There is an ongoing trend towards less invasive medical procedures. This is best illustrated in the fields of cardiology and vascular surgery, where treatment is nowadays more often based on catheter-based procedures rather than open surgery: e.g. treatment of occluded blood vessels using coronary angioplasty or the stenting of peripheral arteries. This trend is also observable in neurology: for example, catheter-based coiling of brain aneurysms is now preferred above surgical clipping when possible. Recently, it has been proposed that intravascular recording of electrical signals (intravascular electroencephalography or ivEEG) could aid in the diagnosis and work-up of epilepsy patients. In ivEEG electrical signals are recorded from a dedicated electrode which is placed in a blood vessel (vein or artery) near the region of interest in the brain.
Vascular access to the large vessels of the brain, such as the medial cerebral artery or the superior sagittal sinus, is frequently obtained during therapeutic interventional procedures. However, recording ivEEG in specific regions will require navigating the catheter-based electrode through the brain vasculature to the region of interest. This may involve passing through small blood vessels and require navigation of difficult vascular paths such as sharp turns.

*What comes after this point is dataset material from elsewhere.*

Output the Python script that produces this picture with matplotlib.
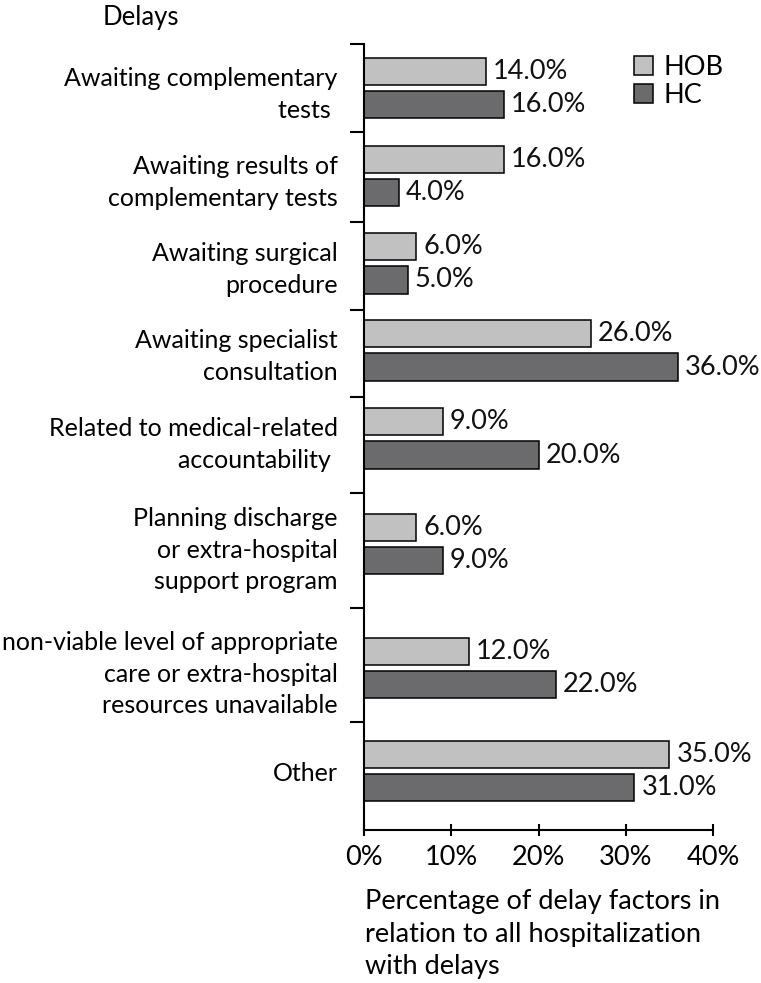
import matplotlib.pyplot as plt
import numpy as np

plt.rcParams['font.family'] = ['Lato', 'DejaVu Sans']

# data
categories = [
    'Awaiting complementary\ntests ',
    'Awaiting results of\ncomplementary tests',
    'Awaiting surgical\nprocedure',
    'Awaiting specialist\nconsultation',
    'Related to medical-related\naccountability ',
    'Planning discharge\nor extra-hospital\nsupport program',
    'non-viable level of appropriate\ncare or extra-hospital\nresources unavailable',
    'Other',
]
hob = [14.0, 16.0, 6.0, 26.0, 9.0, 6.0, 12.0, 35.0]
hc = [16.0, 4.0, 5.0, 36.0, 20.0, 9.0, 22.0, 31.0]
xticks = [0, 10, 20, 30, 40]

# layout: row centres and separator ticks (axis units, top = 0)
row_pos = [0.5, 1.5, 2.49, 3.48, 4.48, 5.68, 7.09, 8.26]
sep_pos = [0, 1.0, 2.02, 3.02, 4.01, 5.1, 6.41, 7.7]
y_end = 8.93
bar_h = 0.31
gap = 0.07

col_hob = '#c1c1c1'
col_hc = '#6b6b6e'
fs = 18

centers = np.array(row_pos)

fig = plt.figure(figsize=(7.61, 9.83), dpi=100)
ax = fig.add_axes([364 / 761, 1 - 830 / 983, (713 - 364) / 761, (830 - 44) / 983])

y_hob = centers - (bar_h + gap) / 2
y_hc = centers + (bar_h + gap) / 2
ax.barh(y_hob, hob, height=bar_h, color=col_hob, edgecolor='black', linewidth=1.1, label='HOB')
ax.barh(y_hc, hc, height=bar_h, color=col_hc, edgecolor='black', linewidth=1.1, label='HC')

for y, v in zip(y_hob, hob):
    ax.text(v + 0.8, y, f'{v:.1f}%', va='center', ha='left', fontsize=19.5, color='#111111')
for y, v in zip(y_hc, hc):
    ax.text(v + 0.8, y, f'{v:.1f}%', va='center', ha='left', fontsize=19.5, color='#111111')

ax.set_xlim(0, 40)
ax.set_ylim(y_end, 0)

ax.set_xticks(xticks)
ax.set_xticklabels([f'{t}%' for t in xticks], fontsize=19.5)
ax.tick_params(axis='x', direction='inout', length=8, width=1.5, pad=7)

ax.set_yticks(sep_pos)
ax.set_yticklabels([])
ax.set_yticks(centers, minor=True)
ax.set_yticklabels(categories, minor=True, fontsize=fs, linespacing=1.45, ha='right')
ax.tick_params(axis='y', which='major', direction='out', length=10, width=1.5)
ax.tick_params(axis='y', which='minor', length=0, pad=19)

for s in ['top', 'right']:
    ax.spines[s].set_visible(False)
for s in ['left', 'bottom']:
    ax.spines[s].set_linewidth(1.5)

ax.legend(loc='upper right', bbox_to_anchor=(1.085, 1.01), frameon=False, fontsize=19.5,
          handlelength=0.7, handleheight=0.7, handletextpad=0.4, labelspacing=0.12,
          borderaxespad=0.3)

fig.text(103 / 761, 1 - 18 / 983, 'Delays', fontsize=18.5, ha='left', va='center')
fig.text(365 / 761, 1 - 889 / 983,
         'Percentage of delay factors in\nrelation to all hospitalization\nwith delays',
         fontsize=19.5, ha='left', va='top', linespacing=1.38)

fig.savefig('out.png', dpi=100)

The goal of this thesis is to estimate the feasibility of obtaining vascular access to specific brain regions for ivEEG recording by modeling the topology of the vasculature of the human brain. The topology of the vasculature of the human brain can be derived from in-vivo imaging (such as MRI) or ex-vivo imaging (such as vascular casting).

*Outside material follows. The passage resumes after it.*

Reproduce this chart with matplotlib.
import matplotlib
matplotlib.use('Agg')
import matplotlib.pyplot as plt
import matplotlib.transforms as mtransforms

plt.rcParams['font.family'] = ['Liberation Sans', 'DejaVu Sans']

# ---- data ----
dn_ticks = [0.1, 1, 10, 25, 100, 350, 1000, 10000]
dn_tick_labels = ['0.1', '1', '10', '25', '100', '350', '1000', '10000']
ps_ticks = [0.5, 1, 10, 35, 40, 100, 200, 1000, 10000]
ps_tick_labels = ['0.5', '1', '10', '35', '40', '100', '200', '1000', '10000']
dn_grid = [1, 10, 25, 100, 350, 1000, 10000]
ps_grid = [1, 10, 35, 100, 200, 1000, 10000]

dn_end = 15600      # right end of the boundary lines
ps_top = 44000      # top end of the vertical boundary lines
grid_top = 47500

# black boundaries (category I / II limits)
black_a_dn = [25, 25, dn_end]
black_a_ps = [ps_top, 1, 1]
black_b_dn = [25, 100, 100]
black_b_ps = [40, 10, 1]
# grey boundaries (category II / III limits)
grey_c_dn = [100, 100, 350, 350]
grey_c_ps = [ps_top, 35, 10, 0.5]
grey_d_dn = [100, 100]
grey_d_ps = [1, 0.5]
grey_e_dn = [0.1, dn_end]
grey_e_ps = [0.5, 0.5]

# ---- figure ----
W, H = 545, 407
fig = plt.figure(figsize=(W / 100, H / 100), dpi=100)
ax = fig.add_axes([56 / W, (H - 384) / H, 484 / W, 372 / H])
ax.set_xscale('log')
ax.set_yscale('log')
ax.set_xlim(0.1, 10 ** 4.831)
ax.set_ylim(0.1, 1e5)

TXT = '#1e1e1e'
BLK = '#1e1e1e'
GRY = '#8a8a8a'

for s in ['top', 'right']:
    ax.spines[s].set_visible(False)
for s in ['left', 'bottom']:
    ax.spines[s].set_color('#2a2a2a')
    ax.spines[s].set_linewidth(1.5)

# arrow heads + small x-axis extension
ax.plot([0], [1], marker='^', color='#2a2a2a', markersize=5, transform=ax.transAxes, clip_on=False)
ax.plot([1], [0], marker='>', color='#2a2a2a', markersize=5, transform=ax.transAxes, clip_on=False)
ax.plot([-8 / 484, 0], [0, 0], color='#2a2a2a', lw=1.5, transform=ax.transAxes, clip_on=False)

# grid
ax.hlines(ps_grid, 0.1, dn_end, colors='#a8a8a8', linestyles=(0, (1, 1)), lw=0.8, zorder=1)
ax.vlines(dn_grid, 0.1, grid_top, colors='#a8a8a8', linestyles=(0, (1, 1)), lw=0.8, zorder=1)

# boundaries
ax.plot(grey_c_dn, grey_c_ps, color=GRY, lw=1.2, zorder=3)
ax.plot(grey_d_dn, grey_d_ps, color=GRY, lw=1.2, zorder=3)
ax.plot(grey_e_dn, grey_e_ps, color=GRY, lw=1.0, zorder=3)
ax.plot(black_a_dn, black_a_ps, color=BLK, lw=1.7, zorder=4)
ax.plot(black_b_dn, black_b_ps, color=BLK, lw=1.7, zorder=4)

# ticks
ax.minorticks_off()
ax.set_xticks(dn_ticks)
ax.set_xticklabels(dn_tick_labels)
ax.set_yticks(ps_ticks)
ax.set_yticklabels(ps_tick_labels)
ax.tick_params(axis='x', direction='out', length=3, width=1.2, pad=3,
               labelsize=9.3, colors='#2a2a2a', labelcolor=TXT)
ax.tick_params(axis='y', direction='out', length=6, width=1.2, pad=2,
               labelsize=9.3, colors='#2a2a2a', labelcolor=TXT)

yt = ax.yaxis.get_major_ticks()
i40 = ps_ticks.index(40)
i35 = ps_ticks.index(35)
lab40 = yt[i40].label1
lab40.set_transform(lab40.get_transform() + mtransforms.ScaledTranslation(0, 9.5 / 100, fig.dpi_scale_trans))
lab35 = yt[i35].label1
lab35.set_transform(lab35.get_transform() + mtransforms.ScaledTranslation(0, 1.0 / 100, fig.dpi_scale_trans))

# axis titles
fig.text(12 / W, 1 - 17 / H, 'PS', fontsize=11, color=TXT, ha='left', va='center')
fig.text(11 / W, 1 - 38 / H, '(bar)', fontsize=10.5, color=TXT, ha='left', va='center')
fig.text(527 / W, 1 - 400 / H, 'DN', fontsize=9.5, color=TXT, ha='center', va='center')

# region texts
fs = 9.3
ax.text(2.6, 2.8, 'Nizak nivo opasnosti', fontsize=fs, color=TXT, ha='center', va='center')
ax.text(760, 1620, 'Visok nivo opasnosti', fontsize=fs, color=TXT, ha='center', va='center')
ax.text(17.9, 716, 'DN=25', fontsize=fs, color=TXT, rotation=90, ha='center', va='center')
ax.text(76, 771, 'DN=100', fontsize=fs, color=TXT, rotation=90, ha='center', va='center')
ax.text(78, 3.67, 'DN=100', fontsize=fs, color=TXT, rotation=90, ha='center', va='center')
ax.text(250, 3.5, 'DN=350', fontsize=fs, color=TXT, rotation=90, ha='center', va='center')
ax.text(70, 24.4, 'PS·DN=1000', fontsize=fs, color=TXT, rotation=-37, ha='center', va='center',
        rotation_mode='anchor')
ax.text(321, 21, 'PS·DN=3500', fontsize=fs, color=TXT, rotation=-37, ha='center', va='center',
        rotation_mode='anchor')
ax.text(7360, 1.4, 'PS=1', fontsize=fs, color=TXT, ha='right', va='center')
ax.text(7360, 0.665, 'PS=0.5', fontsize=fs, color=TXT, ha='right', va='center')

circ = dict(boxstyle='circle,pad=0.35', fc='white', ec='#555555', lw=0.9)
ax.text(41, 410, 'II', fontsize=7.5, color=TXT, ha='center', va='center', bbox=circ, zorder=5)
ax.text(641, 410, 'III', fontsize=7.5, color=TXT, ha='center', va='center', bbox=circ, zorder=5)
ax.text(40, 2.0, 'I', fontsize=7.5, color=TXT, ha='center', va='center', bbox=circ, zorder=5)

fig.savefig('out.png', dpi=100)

The student should first study the literature regarding the technical aspects of neuro-interventional procedures, segmentation of medical images, and modeling of vascular topology. Macroscopic models of the topology of the cerebral vasculature will then be developed based on in-vivo (human) and ex-vivo (bovine) data. Once the topology is well-known, the accessibility of specific brain regions will be estimated by applying certain conditions to the navigation of the catheter-based electrode: minimum vessel diameter, maximum angle of turns, etc. This will yield a map of the vascular accessibility of regions within the human brain, which can then be used to plan interventional procedures such as ivEEG recording.